The profit and loss account is also an important criterion, as with any acquisition. "What is the composition of the revenue: what percentages come from subscriptions, consultancy and other products and services? What is the gross margin and how high are the operating costs? Within the costs, we mainly focus on whether the R&D and marketing/sales costs are in line with the expected revenue. The ratio between revenue growth and profitability has to be right."

What phase is the company in?

Alexander explains that these indicators say a lot about the company's quality, the revenue and the business plan. "Are the costs in line with the stage the enterprise is currently in and the market that it is part of? For example, if a relatively high part of the revenue comes from consultancy, this may mean that the software or solution is not yet sufficiently scalable because of the long onboarding process." It is also important that the company incurs the right costs to ensure continued growth and business development. "What costs are incurred to attract new customers and how long does it take to recover those costs?"

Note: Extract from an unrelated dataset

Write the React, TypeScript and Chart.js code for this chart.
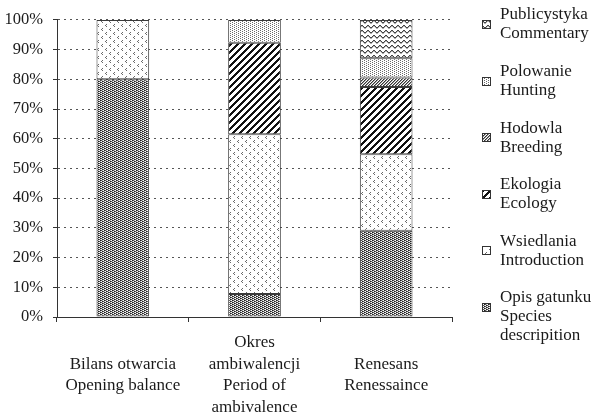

In principle, the phase an acquisition candidate is currently in should not be an impediment, as long as all the other elements are just right. "In fast-growing – often young – companies, the focus is more on growth and a little less on the underlying EBITDA margin because costs often precede the benefits at this stage", Alexander says. "After a while, this growth slows down in many companies as they focus more on rationalising their operating costs. Of course, the combination of the EBITDA margin and scale has to show a positive trend."

And then there is the key question. According to Alexander Rahusen, what ultimately determines the company's value? "The key valuation driver is the growth of SaaS revenue combined with the scalability of the business model."